Both figures shown here are squares with a side length of $a + b$. Notice that the first figure is divided into two squares and two rectangles. The second figure is divided into a square and four right triangles with legs of lengths $a$ and $b$. Let’s call the hypotenuse of these triangles $c$.
- What is the total area of each figure?
- Find the area of each of the 9 smaller regions shown the figures and label them.
- Add up the area of the four regions in Figure F and set this expression equal to the sum of the areas of the five regions in Figure G. If you rewrite this equation using as few terms as possible, what do you have?
Take a 3-4-5 right triangle, add on the squares of the side lengths, and form a hexagon by connecting vertices of the squares as in the image. What is the area of this hexagon?
Find the unknown side lengths in these right triangles.
Use the applets to explore the relationship between areas.
Consider Squares $A$ and $B$.
Check the box to see the area divided into five pieces with a pair of segments.
Check the box to see the pieces.
Arrange the five pieces to fit inside Square $C$.
Check the box to see the right triangle.
Arrange the figures so the squares are adjacent to the sides of the triangle.
- If the right triangle has legs $a$ and $b$ and hypotenuse $c$, what have you just demonstrated to be true?
- Try it again with different squares. Estimate the areas of the new Squares, $A$, $B$, and $C$ and explain what you observe.
- Estimate the areas of these new Squares, $A$, $B$, and $C$, and then explain what you observe as you complete the activity.
4. What do you think we may be able to conclude?

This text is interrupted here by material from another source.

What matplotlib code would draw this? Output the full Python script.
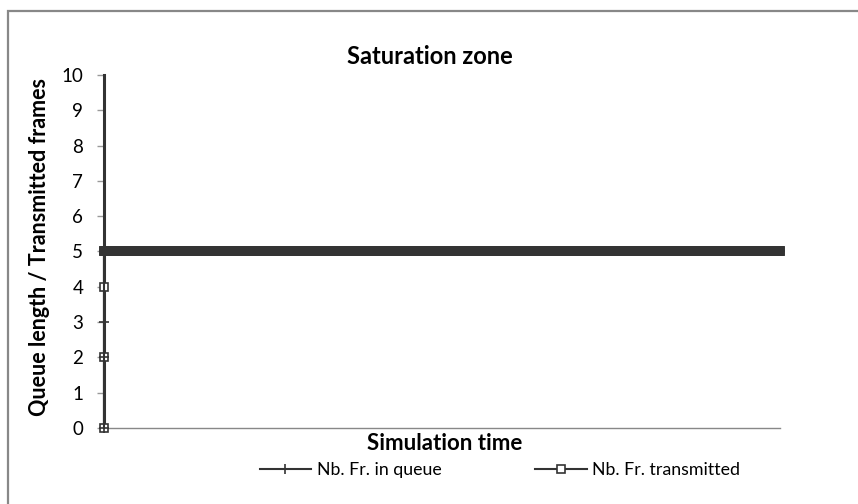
import matplotlib
matplotlib.use("Agg")
import matplotlib.pyplot as plt
from matplotlib.patches import Rectangle

plt.rcParams['font.family'] = ['Lato', 'DejaVu Sans']

# ---- data ----
n_steady = 1200
time = [0, 0, 0] + list(range(n_steady))
queue_values = [0, 2, 3] + [5] * n_steady
transmitted_values = [0, 2, 4] + [5] * n_steady
y_ticks = list(range(0, 11))
title = "Saturation zone"
x_label = "Simulation time"
y_label = "Queue length / Transmitted frames"
series_names = ["Nb. Fr. in queue", "Nb. Fr. transmitted"]

W, H = 858, 504
fig = plt.figure(figsize=(W / 100, H / 100), dpi=100)
fig.patch.set_facecolor('white')

# outer chart border (extends beyond right/bottom edge)
fig.patches.append(Rectangle((7.5 / W, -0.05), 1.0, 1 - 10.5 / H + 0.05,
                             transform=fig.transFigure, fill=False,
                             edgecolor='#888888', linewidth=1.6, zorder=0))

ax = fig.add_axes([104 / W, 1 - 428 / H, (780 - 104) / W, (428 - 75) / H])
dark = '#333333'

ax.plot(time, transmitted_values, color=dark, linewidth=1.5, marker='s',
        markersize=6.2, markerfacecolor='white', markeredgecolor=dark,
        markeredgewidth=1.2, clip_on=False, zorder=3,
        label=series_names[1])
# steady-state part: dense markers merge into a solid band
ax.plot(time[3:], transmitted_values[3:], color=dark, linewidth=1.5,
        marker='s', markersize=5.3, markerfacecolor=dark,
        markeredgecolor=dark, markeredgewidth=1.2, clip_on=False, zorder=3)
ax.plot(time, queue_values, color=dark, linewidth=1.5, marker='+',
        markersize=7.5, markeredgewidth=1.2, clip_on=False, zorder=4,
        label=series_names[0])

ax.set_xlim(0, n_steady - 1)
ax.set_ylim(0, 10)
ax.set_yticks(y_ticks)
ax.set_xticks([])
ax.tick_params(axis='y', direction='out', length=5, width=1, color='#999999',
               labelsize=13.5, labelcolor='black', pad=10)

for s in ['top', 'right']:
    ax.spines[s].set_visible(False)
ax.spines['left'].set_color(dark)
ax.spines['left'].set_linewidth(2.2)
ax.spines['bottom'].set_color('#888888')
ax.spines['bottom'].set_linewidth(1)

fig.text(430 / W, 1 - 57 / H, title, ha='center', va='center',
         fontsize=17, fontweight='bold')
fig.text(445 / W, 1 - 443 / H, x_label, ha='center', va='center',
         fontsize=16, fontweight='bold')
fig.text(40 / W, 1 - 247 / H, y_label, ha='center', va='center',
         rotation=90, fontsize=15.5, fontweight='bold')

h, l = ax.get_legend_handles_labels()
order = [1, 0]
leg = fig.legend([h[i] for i in order], [l[i] for i in order],
                 loc='center', bbox_to_anchor=(500 / W, 1 - 470 / H),
                 ncol=2, frameon=False, fontsize=12.8, handlelength=2.9,
                 handletextpad=0.3, columnspacing=5.3, markerscale=1.0,
                 borderaxespad=0, borderpad=0)

fig.savefig("out.png", dpi=100, facecolor='white')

The figures shown here can be used to see why the Pythagorean Theorem is true. Both large squares have the same area, but they are broken up in different ways. (Can you see where the triangles in Square G are located in Square F? What does that mean about the smaller squares in F and H?) When the sum of the four areas in Square F are set equal to the sum of the 5 areas in Square G, the result is $a^2 + b^2 = c^2$, where $c$ is the hypotenuse of the triangles in Square G and also the side length of the square in the middle. Give it a try!
This is true for any right triangle. If the legs are $a$ and $b$ and the hypotenuse is $c$, then $a^2+b^2=c^2$. This property can be used any time we can make a right triangle. For example, to find the length of this line segment:
The grid can be used to create a right triangle, where the line segment is the hypotenuse and the legs measure 24 units and 7 units:
Since this is a right triangle, $24^2+7^2=c^2$. The solution to this equation (and the length of the line segment) is $c=25$.